After the two sessions, a banquet was held with Dr. Moon as the main guest.

Family Federation for World Peace and Unification (FFWPU)-Japan President Mr. Eiji Tokuno gave a speech on behalf of the hosting organization. He welcomed the various leaders and representatives who came to Japan from abroad, and then reported on the press conference held in between the sessions of the summit, at which the laureates of the 2020 Sunhak Peace Prize, the fourth edition of the awards, were announced.

The banquet proceeded in a friendly atmosphere. Traditional Japanese music and songs and the Korean folk song Arirang were performed on a Koto, a traditional Japanese harp.

Leaders from Japan, Korea and the U.S. gave their impressions on the summit. Hon. Matt Salmon, a former member of the U.S. House of Representatives, who served as chair of the House’s Committee on Foreign Affairs, Subcommittee on Asia and the Pacific, said anything can be achieved if we have a unified goal, and that we should not be overwhelmed by our differences.

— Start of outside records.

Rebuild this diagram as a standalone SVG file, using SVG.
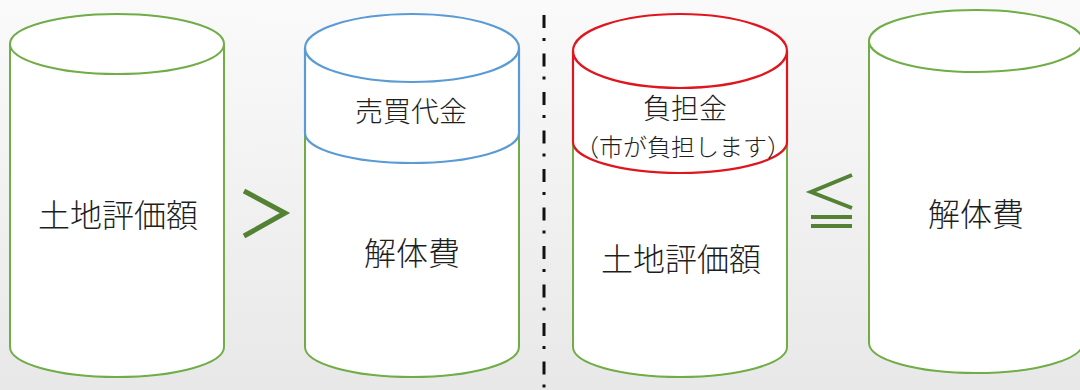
<svg xmlns="http://www.w3.org/2000/svg" width="1080" height="390" viewBox="0 0 1080 390">
<defs>
<linearGradient id="bg" x1="0" y1="0" x2="0" y2="1">
<stop offset="0" stop-color="#fafafa"/>
<stop offset="1" stop-color="#e8e8e8"/>
</linearGradient>
<style>
.body{fill:#ffffff;stroke:none}
.g{fill:none;stroke:#70ad47;stroke-width:2}
.b{fill:none;stroke:#5b9bd5;stroke-width:2.2}
.r{fill:none;stroke:#e0161e;stroke-width:2.2}
.t{font-family:"Noto Sans CJK JP","Noto Sans CJK SC",sans-serif;font-weight:300;fill:#1e1e1e;text-anchor:middle;dominant-baseline:central}
.sym{fill:none;stroke:#548235;stroke-linecap:butt}
</style>
</defs>
<rect x="0" y="0" width="1080" height="390" fill="url(#bg)"/>

<g id="cyl1">
<path class="body" d="M10,44 A107,30 0 0 1 224,44 L224,347 A107,30 0 0 1 10,347 Z"/>
<path class="g" d="M10,44 L10,347 A107,30 0 0 0 224,347 L224,44"/>
<ellipse class="g" cx="117" cy="44" rx="107" ry="30"/>
<text class="t" x="118" y="213" font-size="32">土地評価額</text>
</g>

<g id="cyl2">
<path class="body" d="M305,48 A107,34 0 0 1 519,48 L519,347 A107,30 0 0 1 305,347 Z"/>
<path class="g" d="M305,133 L305,347 A107,30 0 0 0 519,347 L519,133"/>
<path class="b" d="M305,48 L305,133 A107,30 0 0 0 519,133 L519,48"/>
<ellipse class="b" cx="412" cy="48" rx="107" ry="34"/>
<text class="t" x="411" y="110" font-size="28">売買代金</text>
<text class="t" x="412" y="251" font-size="32">解体費</text>
</g>

<g id="cyl3">
<path class="body" d="M573,51 A107,37 0 0 1 787,51 L787,347 A107,30 0 0 1 573,347 Z"/>
<path class="g" d="M573,142 L573,347 A107,30 0 0 0 787,347 L787,142"/>
<path class="r" d="M573,51 L573,142 A107,31 0 0 0 787,142 L787,51"/>
<ellipse class="r" cx="680" cy="51" rx="107" ry="37"/>
<text class="t" x="685" y="107" font-size="28">負担金</text>
<text class="t" x="683" y="145" font-size="24">（市が負担します）</text>
<text class="t" x="681" y="257" font-size="32">土地評価額</text>
</g>

<g id="cyl4">
<path class="body" d="M869,41 A107,31 0 0 1 1083,41 L1083,343 A107,30 0 0 1 869,343 Z"/>
<path class="g" d="M869,41 L869,343 A107,30 0 0 0 1083,343 L1083,41"/>
<ellipse class="g" cx="976" cy="41" rx="107" ry="31"/>
<text class="t" x="976" y="212" font-size="32">解体費</text>
</g>

<g id="connectors">
<line x1="544" y1="15" x2="544" y2="390" stroke="#111" stroke-width="3" stroke-dasharray="13 10 3 12.5"/>
<polyline class="sym" points="244,191 285,213 244,236" stroke-width="5"/>
<polyline class="sym" points="852,175 811,192 852,208" stroke-width="4"/>
<line class="sym" x1="811" y1="217" x2="852" y2="217" stroke-width="4"/>
<line class="sym" x1="811" y1="226" x2="852" y2="226" stroke-width="4"/>
</g>
</svg>
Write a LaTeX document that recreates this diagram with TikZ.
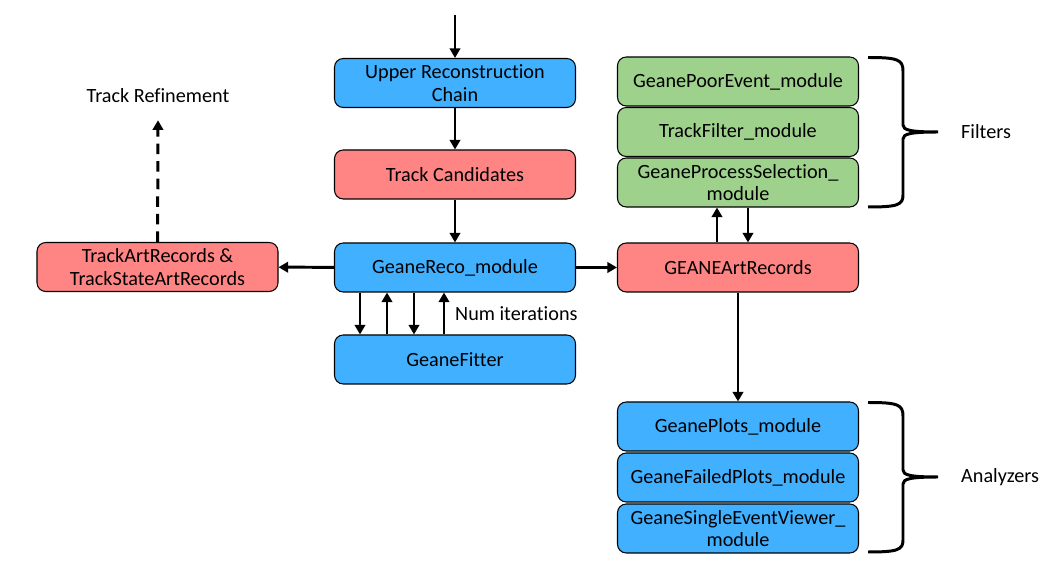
\documentclass[tikz,border=0pt]{standalone}
\usepackage{fontspec}
\setmainfont{Carlito}[Ligatures={NoCommon}]
\usetikzlibrary{arrows.meta}
\usetikzlibrary{positioning}
\usepackage{xcolor}
\definecolor{boxblue}{RGB}{64,176,255}
\definecolor{boxred}{RGB}{255,133,133}
\definecolor{boxgreen}{RGB}{158,210,140}

\begin{document}
\begin{tikzpicture}[scale=1, every node/.style={font=\fontsize{11.5}{13}\selectfont},
	modbox/.style={draw=black, line width=0.6pt, rounded corners=5pt, align=center, minimum width=4.82cm, minimum height=0.98cm, inner sep=1pt},
	arr/.style={line width=1.7pt, -{Triangle[length=5.5pt, width=6pt]}},
	brace/.style={line width=1.7pt}]
		\useasboundingbox (0,0) rectangle (21.26,-11.7);

		% 主链
		\coordinate (in) at (9.1,-0.3);
		\node[modbox, fill=boxblue] (urc) at (9.1,-1.66) {Upper Reconstruction\\Chain};
		\node[modbox, fill=boxred] (tc) at (9.1,-3.49) {Track Candidates};
		\node[modbox, fill=boxblue] (gr) at (9.1,-5.35) {GeaneReco\_module};
		\node[modbox, fill=boxblue] (gf) at (9.1,-7.19) {GeaneFitter};
		\draw[arr] (in) -- (urc);
		\draw[arr] (urc) -- (tc);
		\draw[arr] (tc) -- (gr);

		% 迭代
		\draw[arr] ([xshift=-1.9cm]gr.south) -- ([xshift=-1.9cm]gf.north);
		\draw[arr] ([xshift=-1.36cm]gf.north) -- ([xshift=-1.36cm]gr.south);
		\draw[arr] ([xshift=-0.82cm]gr.south) -- ([xshift=-0.82cm]gf.north);
		\draw[arr] ([xshift=-0.22cm]gf.north) -- ([xshift=-0.22cm]gr.south);
		\node[anchor=west] (iter) at (8.98,-6.28) {Num iterations};

		% 左侧
		\node[modbox, fill=boxred] (tar) at (3.15,-5.34) {TrackArtRecords \&\\TrackStateArtRecords};
		\node (tr) at (3.16,-1.92) {Track Refinement};
		\draw[arr] (gr) -- (tar);
		\draw[arr, dash pattern=on 6pt off 4pt] (tar) -- ([yshift=-0.22cm]tr.south);

		% 右侧
		\node[modbox, fill=boxred] (gar) at (14.76,-5.35) {GEANEArtRecords};
		\draw[arr] (gr) -- (gar);

		\node[modbox, fill=boxgreen] (poor) at (14.76,-1.63) {GeanePoorEvent\_module};
		\node[modbox, fill=boxgreen] (filt) at (14.76,-2.64) {TrackFilter\_module};
		\node[modbox, fill=boxgreen] (sel) at (14.76,-3.65) {GeaneProcessSelection\_\\module};
		\draw[arr] ([xshift=-0.42cm]gar.north) -- ([xshift=-0.42cm]sel.south);
		\draw[arr] ([xshift=0.2cm]sel.south) -- ([xshift=0.2cm]gar.north);

		\node[modbox, fill=boxblue] (plots) at (14.76,-8.53) {GeanePlots\_module};
		\node[modbox, fill=boxblue] (failed) at (14.76,-9.55) {GeaneFailedPlots\_module};
		\node[modbox, fill=boxblue] (viewer) at (14.76,-10.57) {GeaneSingleEventViewer\_\\module};
		\draw[arr] (gar) -- (plots);

		% 括号
		\foreach \dy/\name/\lbl in {0/filters/Filters, -6.9/analyzers/Analyzers}{
			\begin{scope}[yshift=\dy cm]
				\draw[brace] (17.36,-1.15) .. controls (17.95,-1.15) and (18.06,-1.19) .. (18.06,-1.42)
					-- (18.06,-2.5) .. controls (18.06,-2.6) and (18.2,-2.64) .. (18.76,-2.64)
					.. controls (18.2,-2.64) and (18.06,-2.68) .. (18.06,-2.78)
					-- (18.06,-3.9) .. controls (18.06,-4.1) and (17.95,-4.14) .. (17.36,-4.14);
				\node[anchor=west] (\name) at (19.1,-2.64) {\lbl};
			\end{scope}
		}
	\end{tikzpicture}
\end{document}
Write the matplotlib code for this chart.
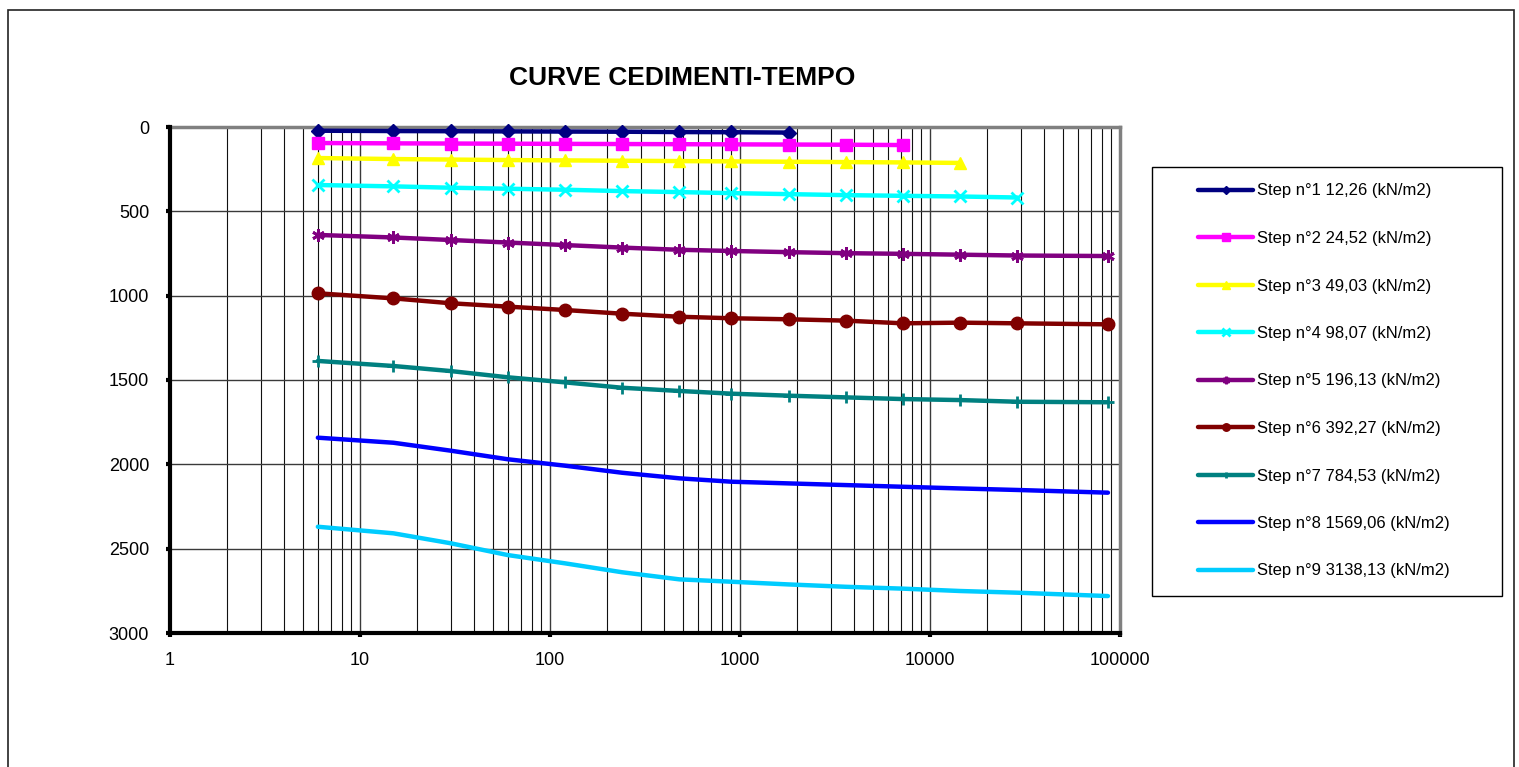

Hon. Jung Tae-ik, the honorary chairman of the Korean Council on Foreign Relations, spoke about the possibility of a submarine tunnel between Japan and South Korea as a project that can foster friendship between the two countries and said, "We need people who will realize Dr. Hak Ja Han’s vision. Let us be the pioneers in achieving that vision."

The banquet concluded with a joint performance by the Little Angels Children’s Folk Ballet of Korea and the Sunhak Children’s Choir. They sang songs from both Japan and Korea, creating an atmosphere of friendship between the two countries.